--- begin ---

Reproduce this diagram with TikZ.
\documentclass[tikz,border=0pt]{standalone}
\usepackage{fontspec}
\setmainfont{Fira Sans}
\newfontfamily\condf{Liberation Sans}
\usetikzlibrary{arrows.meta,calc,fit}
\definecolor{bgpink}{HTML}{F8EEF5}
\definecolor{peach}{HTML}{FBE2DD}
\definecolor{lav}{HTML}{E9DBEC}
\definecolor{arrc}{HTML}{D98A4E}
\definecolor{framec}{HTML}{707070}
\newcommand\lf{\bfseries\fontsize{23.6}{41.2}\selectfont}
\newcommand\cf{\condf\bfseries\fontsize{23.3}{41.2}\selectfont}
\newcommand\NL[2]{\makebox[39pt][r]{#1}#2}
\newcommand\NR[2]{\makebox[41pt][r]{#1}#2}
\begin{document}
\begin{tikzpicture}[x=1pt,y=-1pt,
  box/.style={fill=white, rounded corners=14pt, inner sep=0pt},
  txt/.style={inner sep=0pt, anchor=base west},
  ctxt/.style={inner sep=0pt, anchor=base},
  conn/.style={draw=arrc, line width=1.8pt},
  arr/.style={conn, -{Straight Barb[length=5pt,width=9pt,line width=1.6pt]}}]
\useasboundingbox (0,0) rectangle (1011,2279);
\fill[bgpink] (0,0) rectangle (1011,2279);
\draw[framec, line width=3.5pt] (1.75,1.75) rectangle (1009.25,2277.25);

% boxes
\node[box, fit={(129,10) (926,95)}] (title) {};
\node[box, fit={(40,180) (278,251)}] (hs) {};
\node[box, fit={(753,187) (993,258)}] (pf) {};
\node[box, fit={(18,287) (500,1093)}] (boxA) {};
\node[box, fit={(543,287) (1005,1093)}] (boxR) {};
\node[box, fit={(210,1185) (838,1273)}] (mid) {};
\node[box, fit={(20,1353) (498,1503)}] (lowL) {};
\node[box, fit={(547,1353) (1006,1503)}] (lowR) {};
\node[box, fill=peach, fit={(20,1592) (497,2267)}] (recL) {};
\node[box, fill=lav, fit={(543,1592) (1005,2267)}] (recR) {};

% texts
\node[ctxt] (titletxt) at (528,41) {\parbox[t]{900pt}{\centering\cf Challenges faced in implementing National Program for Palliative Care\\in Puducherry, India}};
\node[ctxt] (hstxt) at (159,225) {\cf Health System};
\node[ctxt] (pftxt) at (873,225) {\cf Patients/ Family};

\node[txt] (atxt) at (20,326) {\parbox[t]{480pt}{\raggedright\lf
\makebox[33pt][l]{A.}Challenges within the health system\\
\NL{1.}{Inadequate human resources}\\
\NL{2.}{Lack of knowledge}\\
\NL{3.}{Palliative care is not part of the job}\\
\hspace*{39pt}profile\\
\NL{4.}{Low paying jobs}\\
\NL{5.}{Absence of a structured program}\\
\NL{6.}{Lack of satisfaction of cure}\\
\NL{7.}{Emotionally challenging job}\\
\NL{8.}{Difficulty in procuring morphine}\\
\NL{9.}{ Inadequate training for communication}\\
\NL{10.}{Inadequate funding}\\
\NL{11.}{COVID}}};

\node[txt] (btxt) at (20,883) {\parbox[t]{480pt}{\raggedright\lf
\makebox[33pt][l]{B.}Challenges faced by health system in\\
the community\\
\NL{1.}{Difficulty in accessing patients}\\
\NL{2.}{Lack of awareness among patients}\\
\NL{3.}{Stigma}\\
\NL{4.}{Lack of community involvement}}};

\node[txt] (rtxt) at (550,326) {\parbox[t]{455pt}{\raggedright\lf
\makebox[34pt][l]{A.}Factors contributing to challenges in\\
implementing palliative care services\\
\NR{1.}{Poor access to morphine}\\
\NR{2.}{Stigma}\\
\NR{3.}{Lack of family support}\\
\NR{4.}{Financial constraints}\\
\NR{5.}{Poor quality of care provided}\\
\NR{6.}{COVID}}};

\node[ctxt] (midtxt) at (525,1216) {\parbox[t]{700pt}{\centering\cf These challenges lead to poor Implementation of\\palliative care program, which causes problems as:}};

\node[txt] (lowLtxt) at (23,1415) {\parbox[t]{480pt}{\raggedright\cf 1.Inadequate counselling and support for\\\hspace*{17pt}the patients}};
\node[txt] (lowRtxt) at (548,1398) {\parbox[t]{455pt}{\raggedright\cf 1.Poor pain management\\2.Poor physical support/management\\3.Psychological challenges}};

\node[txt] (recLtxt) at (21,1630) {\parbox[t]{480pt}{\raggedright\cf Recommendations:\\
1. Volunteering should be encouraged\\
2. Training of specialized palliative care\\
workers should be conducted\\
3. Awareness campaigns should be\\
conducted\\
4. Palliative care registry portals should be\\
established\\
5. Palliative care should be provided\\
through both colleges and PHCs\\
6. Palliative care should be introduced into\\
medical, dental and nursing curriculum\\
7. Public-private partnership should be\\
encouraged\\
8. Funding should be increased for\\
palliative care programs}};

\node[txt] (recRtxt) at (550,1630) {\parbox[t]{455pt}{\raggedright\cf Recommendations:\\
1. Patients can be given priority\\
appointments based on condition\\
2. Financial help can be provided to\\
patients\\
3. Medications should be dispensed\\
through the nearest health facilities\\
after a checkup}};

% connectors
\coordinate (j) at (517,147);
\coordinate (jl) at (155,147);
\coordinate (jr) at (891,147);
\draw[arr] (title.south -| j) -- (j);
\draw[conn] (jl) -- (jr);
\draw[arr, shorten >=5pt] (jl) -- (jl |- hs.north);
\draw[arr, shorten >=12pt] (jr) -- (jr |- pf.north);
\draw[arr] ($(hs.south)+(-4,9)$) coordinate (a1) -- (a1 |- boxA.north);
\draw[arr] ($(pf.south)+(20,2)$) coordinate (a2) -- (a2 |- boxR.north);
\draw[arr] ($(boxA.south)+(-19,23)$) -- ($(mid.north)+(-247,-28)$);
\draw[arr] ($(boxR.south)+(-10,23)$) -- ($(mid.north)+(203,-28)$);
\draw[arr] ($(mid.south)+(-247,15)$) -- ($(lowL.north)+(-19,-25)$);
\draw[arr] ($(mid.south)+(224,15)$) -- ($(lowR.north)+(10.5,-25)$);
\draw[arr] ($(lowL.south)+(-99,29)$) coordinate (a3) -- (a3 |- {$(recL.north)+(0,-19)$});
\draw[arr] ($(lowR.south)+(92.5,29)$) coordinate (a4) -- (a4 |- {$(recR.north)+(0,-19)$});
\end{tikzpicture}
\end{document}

--- end ---

Problem description =
Repeat the material word for word from its opening line up to and including the line containing "(1.75,1.75) rectangle (1009.25,2277.25);".

Response to this task =
Reproduce this diagram with TikZ.
\documentclass[tikz,border=0pt]{standalone}
\usepackage{fontspec}
\setmainfont{Fira Sans}
\newfontfamily\condf{Liberation Sans}
\usetikzlibrary{arrows.meta,calc,fit}
\definecolor{bgpink}{HTML}{F8EEF5}
\definecolor{peach}{HTML}{FBE2DD}
\definecolor{lav}{HTML}{E9DBEC}
\definecolor{arrc}{HTML}{D98A4E}
\definecolor{framec}{HTML}{707070}
\newcommand\lf{\bfseries\fontsize{23.6}{41.2}\selectfont}
\newcommand\cf{\condf\bfseries\fontsize{23.3}{41.2}\selectfont}
\newcommand\NL[2]{\makebox[39pt][r]{#1}#2}
\newcommand\NR[2]{\makebox[41pt][r]{#1}#2}
\begin{document}
\begin{tikzpicture}[x=1pt,y=-1pt,
  box/.style={fill=white, rounded corners=14pt, inner sep=0pt},
  txt/.style={inner sep=0pt, anchor=base west},
  ctxt/.style={inner sep=0pt, anchor=base},
  conn/.style={draw=arrc, line width=1.8pt},
  arr/.style={conn, -{Straight Barb[length=5pt,width=9pt,line width=1.6pt]}}]
\useasboundingbox (0,0) rectangle (1011,2279);
\fill[bgpink] (0,0) rectangle (1011,2279);
\draw[framec, line width=3.5pt] (1.75,1.75) rectangle (1009.25,2277.25);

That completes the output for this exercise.